A borrower has a partially advanced 90 % LTV progress advance mortgage. If the value of the home was over the applicable price ceiling prior to this announcement, can the borrower now reapply to increase their LTV to 95 %?
Answer:
Yes. For CMHC insured loans closing on or after September 22, 2003, lenders can resubmit an application with a lower downpayment should their borrower so desire. However, as per normal processing requirements, the application must be reassessed by CMHC. In some cases, at the higher LTV, loan approval may not be possible or additional risk mitigating actions may be required.
Question 13.
Why is a borrower with a mortgage advanced before September 22, 2003 restricted by CMHC's maximum house price ceilings?
Answer:
CMHC policy changes are not retroactive. Loans fully funded prior to September 22, 2003, were subject to the policy in place at the time.
Question 14.
A borrower's mortgage was advanced five months ago.

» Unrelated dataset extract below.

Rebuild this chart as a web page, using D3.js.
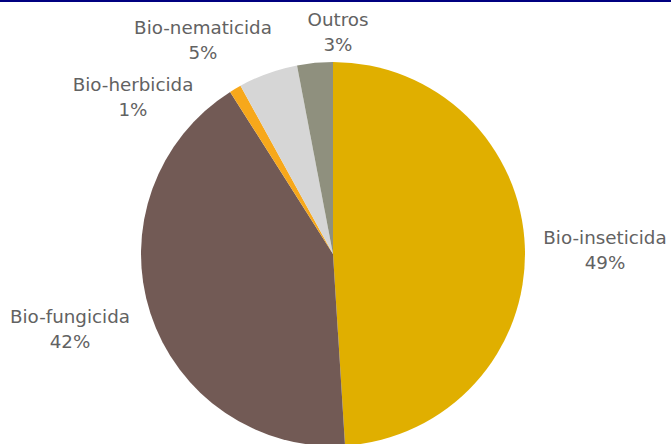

The borrower is now in the process of moving and he/she wants to port his/her existing mortgage to the new property and wonders how the elimination of price ceilings affects them?
Answer:
CMHC's portability feature allows repeat users of CMHC homeowner loan insurance to save money by reducing or eliminating the premium on a new insured loan for the purchase of a subsequent home.
The maximum loan to value ratio for portability and top up financing is usually limited to 90 %. The elimination of price ceilings therefore does not impact loans with LTV equal to or less than 90%.
The only loans to be ported that would be affected by the removal of price ceilings are those where the original LTV ratio was between 90.01 % and 95 %. CMHC would consider porting these applications on a case by case basis depending on their strength. For these applications, the new loan will no longer be subject to CMHC's maximum house price restrictions.